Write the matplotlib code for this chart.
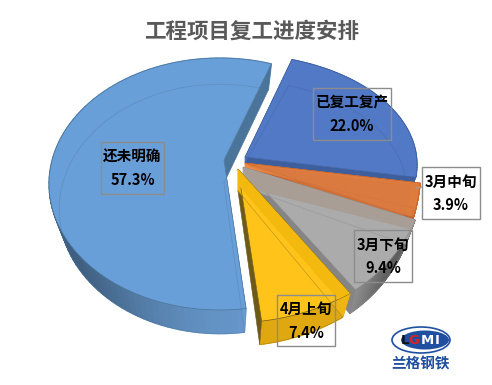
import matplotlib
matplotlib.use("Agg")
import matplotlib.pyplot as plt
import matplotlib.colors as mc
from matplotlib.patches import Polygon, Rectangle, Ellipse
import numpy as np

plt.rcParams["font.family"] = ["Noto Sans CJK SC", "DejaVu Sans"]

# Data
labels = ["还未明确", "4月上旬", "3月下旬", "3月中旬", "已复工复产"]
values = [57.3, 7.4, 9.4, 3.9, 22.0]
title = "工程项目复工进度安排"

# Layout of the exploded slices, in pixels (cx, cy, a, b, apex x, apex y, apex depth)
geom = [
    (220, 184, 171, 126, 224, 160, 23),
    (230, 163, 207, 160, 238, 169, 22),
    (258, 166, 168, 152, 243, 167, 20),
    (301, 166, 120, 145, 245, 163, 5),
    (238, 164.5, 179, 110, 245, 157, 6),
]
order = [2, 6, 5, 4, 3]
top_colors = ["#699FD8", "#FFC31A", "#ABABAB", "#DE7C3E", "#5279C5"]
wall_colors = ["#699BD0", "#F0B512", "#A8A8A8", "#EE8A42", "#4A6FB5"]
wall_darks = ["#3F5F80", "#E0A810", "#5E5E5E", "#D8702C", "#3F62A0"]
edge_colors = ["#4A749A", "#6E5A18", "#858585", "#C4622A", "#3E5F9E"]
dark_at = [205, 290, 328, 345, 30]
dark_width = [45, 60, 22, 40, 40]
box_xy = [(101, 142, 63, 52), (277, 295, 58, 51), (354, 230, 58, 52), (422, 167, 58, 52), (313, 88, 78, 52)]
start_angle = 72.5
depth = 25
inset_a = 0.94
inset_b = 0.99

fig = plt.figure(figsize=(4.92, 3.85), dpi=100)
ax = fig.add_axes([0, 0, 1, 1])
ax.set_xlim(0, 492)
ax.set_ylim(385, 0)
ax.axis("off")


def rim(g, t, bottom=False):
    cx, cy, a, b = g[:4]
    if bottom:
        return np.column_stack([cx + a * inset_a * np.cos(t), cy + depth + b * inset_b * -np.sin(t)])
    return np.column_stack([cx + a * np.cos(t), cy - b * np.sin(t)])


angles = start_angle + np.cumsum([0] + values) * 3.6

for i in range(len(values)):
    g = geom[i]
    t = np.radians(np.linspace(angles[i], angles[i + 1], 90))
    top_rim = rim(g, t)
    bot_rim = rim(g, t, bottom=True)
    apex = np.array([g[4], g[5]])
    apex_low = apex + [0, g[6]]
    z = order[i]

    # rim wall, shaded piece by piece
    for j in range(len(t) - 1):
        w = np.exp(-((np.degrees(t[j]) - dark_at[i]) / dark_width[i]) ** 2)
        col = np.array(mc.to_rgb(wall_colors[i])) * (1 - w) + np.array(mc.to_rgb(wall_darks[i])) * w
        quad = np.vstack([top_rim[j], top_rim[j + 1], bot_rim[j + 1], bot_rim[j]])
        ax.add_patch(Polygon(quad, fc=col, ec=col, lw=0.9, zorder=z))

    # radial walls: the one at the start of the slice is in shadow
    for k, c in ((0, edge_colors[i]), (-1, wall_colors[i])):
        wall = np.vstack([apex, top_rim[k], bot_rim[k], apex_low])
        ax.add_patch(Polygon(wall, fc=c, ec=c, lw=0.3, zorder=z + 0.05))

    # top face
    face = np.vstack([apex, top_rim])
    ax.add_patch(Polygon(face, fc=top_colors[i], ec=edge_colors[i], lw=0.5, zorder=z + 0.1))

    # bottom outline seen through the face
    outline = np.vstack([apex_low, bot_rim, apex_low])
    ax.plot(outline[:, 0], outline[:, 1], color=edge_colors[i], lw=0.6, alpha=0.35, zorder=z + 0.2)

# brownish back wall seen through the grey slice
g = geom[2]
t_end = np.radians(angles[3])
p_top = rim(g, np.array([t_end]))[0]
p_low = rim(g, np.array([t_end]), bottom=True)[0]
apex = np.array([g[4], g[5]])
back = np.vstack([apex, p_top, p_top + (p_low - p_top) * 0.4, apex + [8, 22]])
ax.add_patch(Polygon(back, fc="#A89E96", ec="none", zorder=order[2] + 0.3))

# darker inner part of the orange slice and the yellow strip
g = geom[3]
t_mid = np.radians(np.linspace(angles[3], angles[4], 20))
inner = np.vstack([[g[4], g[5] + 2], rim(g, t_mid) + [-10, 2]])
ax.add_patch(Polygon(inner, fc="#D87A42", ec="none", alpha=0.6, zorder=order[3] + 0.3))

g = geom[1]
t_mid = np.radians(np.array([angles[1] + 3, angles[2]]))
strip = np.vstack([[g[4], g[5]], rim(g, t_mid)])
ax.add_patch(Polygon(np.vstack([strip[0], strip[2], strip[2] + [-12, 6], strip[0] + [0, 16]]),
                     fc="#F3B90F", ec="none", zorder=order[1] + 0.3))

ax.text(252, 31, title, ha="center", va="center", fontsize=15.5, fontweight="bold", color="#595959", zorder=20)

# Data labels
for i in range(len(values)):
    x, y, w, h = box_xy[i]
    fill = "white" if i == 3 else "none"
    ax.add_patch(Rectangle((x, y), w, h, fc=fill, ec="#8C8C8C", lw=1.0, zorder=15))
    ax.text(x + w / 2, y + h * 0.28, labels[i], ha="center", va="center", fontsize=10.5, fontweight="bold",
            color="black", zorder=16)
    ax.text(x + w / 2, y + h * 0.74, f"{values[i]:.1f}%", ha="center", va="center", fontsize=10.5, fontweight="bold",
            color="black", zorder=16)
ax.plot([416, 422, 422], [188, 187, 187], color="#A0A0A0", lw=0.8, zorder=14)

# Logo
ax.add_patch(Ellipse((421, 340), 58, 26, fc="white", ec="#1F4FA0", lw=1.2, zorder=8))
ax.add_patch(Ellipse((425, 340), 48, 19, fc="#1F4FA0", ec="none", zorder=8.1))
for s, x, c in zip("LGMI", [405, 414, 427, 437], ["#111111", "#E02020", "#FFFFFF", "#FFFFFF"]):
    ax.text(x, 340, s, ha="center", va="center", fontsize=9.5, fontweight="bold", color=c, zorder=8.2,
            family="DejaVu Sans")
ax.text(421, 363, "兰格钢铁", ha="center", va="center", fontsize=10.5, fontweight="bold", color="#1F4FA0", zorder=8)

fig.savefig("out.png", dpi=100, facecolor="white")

######

**Work to be completed**
Leave the images out and output the remaining material exactly as it stands.

**Exercise answer**
Write the matplotlib code for this chart.
import matplotlib
matplotlib.use("Agg")
import matplotlib.pyplot as plt
import matplotlib.colors as mc
from matplotlib.patches import Polygon, Rectangle, Ellipse
import numpy as np

plt.rcParams["font.family"] = ["Noto Sans CJK SC", "DejaVu Sans"]

# Data
labels = ["还未明确", "4月上旬", "3月下旬", "3月中旬", "已复工复产"]
values = [57.3, 7.4, 9.4, 3.9, 22.0]
title = "工程项目复工进度安排"

# Layout of the exploded slices, in pixels (cx, cy, a, b, apex x, apex y, apex depth)
geom = [
    (220, 184, 171, 126, 224, 160, 23),
    (230, 163, 207, 160, 238, 169, 22),
    (258, 166, 168, 152, 243, 167, 20),
    (301, 166, 120, 145, 245, 163, 5),
    (238, 164.5, 179, 110, 245, 157, 6),
]
order = [2, 6, 5, 4, 3]
top_colors = ["#699FD8", "#FFC31A", "#ABABAB", "#DE7C3E", "#5279C5"]
wall_colors = ["#699BD0", "#F0B512", "#A8A8A8", "#EE8A42", "#4A6FB5"]
wall_darks = ["#3F5F80", "#E0A810", "#5E5E5E", "#D8702C", "#3F62A0"]
edge_colors = ["#4A749A", "#6E5A18", "#858585", "#C4622A", "#3E5F9E"]
dark_at = [205, 290, 328, 345, 30]
dark_width = [45, 60, 22, 40, 40]
box_xy = [(101, 142, 63, 52), (277, 295, 58, 51), (354, 230, 58, 52), (422, 167, 58, 52), (313, 88, 78, 52)]
start_angle = 72.5
depth = 25
inset_a = 0.94
inset_b = 0.99

fig = plt.figure(figsize=(4.92, 3.85), dpi=100)
ax = fig.add_axes([0, 0, 1, 1])
ax.set_xlim(0, 492)
ax.set_ylim(385, 0)
ax.axis("off")


def rim(g, t, bottom=False):
    cx, cy, a, b = g[:4]
    if bottom:
        return np.column_stack([cx + a * inset_a * np.cos(t), cy + depth + b * inset_b * -np.sin(t)])
    return np.column_stack([cx + a * np.cos(t), cy - b * np.sin(t)])


angles = start_angle + np.cumsum([0] + values) * 3.6

for i in range(len(values)):
    g = geom[i]
    t = np.radians(np.linspace(angles[i], angles[i + 1], 90))
    top_rim = rim(g, t)
    bot_rim = rim(g, t, bottom=True)
    apex = np.array([g[4], g[5]])
    apex_low = apex + [0, g[6]]
    z = order[i]

    # rim wall, shaded piece by piece
    for j in range(len(t) - 1):
        w = np.exp(-((np.degrees(t[j]) - dark_at[i]) / dark_width[i]) ** 2)
        col = np.array(mc.to_rgb(wall_colors[i])) * (1 - w) + np.array(mc.to_rgb(wall_darks[i])) * w
        quad = np.vstack([top_rim[j], top_rim[j + 1], bot_rim[j + 1], bot_rim[j]])
        ax.add_patch(Polygon(quad, fc=col, ec=col, lw=0.9, zorder=z))

    # radial walls: the one at the start of the slice is in shadow
    for k, c in ((0, edge_colors[i]), (-1, wall_colors[i])):
        wall = np.vstack([apex, top_rim[k], bot_rim[k], apex_low])
        ax.add_patch(Polygon(wall, fc=c, ec=c, lw=0.3, zorder=z + 0.05))

    # top face
    face = np.vstack([apex, top_rim])
    ax.add_patch(Polygon(face, fc=top_colors[i], ec=edge_colors[i], lw=0.5, zorder=z + 0.1))

    # bottom outline seen through the face
    outline = np.vstack([apex_low, bot_rim, apex_low])
    ax.plot(outline[:, 0], outline[:, 1], color=edge_colors[i], lw=0.6, alpha=0.35, zorder=z + 0.2)

# brownish back wall seen through the grey slice
g = geom[2]
t_end = np.radians(angles[3])
p_top = rim(g, np.array([t_end]))[0]
p_low = rim(g, np.array([t_end]), bottom=True)[0]
apex = np.array([g[4], g[5]])
back = np.vstack([apex, p_top, p_top + (p_low - p_top) * 0.4, apex + [8, 22]])
ax.add_patch(Polygon(back, fc="#A89E96", ec="none", zorder=order[2] + 0.3))

# darker inner part of the orange slice and the yellow strip
g = geom[3]
t_mid = np.radians(np.linspace(angles[3], angles[4], 20))
inner = np.vstack([[g[4], g[5] + 2], rim(g, t_mid) + [-10, 2]])
ax.add_patch(Polygon(inner, fc="#D87A42", ec="none", alpha=0.6, zorder=order[3] + 0.3))

g = geom[1]
t_mid = np.radians(np.array([angles[1] + 3, angles[2]]))
strip = np.vstack([[g[4], g[5]], rim(g, t_mid)])
ax.add_patch(Polygon(np.vstack([strip[0], strip[2], strip[2] + [-12, 6], strip[0] + [0, 16]]),
                     fc="#F3B90F", ec="none", zorder=order[1] + 0.3))

ax.text(252, 31, title, ha="center", va="center", fontsize=15.5, fontweight="bold", color="#595959", zorder=20)

# Data labels
for i in range(len(values)):
    x, y, w, h = box_xy[i]
    fill = "white" if i == 3 else "none"
    ax.add_patch(Rectangle((x, y), w, h, fc=fill, ec="#8C8C8C", lw=1.0, zorder=15))
    ax.text(x + w / 2, y + h * 0.28, labels[i], ha="center", va="center", fontsize=10.5, fontweight="bold",
            color="black", zorder=16)
    ax.text(x + w / 2, y + h * 0.74, f"{values[i]:.1f}%", ha="center", va="center", fontsize=10.5, fontweight="bold",
            color="black", zorder=16)
ax.plot([416, 422, 422], [188, 187, 187], color="#A0A0A0", lw=0.8, zorder=14)

# Logo
ax.add_patch(Ellipse((421, 340), 58, 26, fc="white", ec="#1F4FA0", lw=1.2, zorder=8))
ax.add_patch(Ellipse((425, 340), 48, 19, fc="#1F4FA0", ec="none", zorder=8.1))
for s, x, c in zip("LGMI", [405, 414, 427, 437], ["#111111", "#E02020", "#FFFFFF", "#FFFFFF"]):
    ax.text(x, 340, s, ha="center", va="center", fontsize=9.5, fontweight="bold", color=c, zorder=8.2,
            family="DejaVu Sans")
ax.text(421, 363, "兰格钢铁", ha="center", va="center", fontsize=10.5, fontweight="bold", color="#1F4FA0", zorder=8)

fig.savefig("out.png", dpi=100, facecolor="white")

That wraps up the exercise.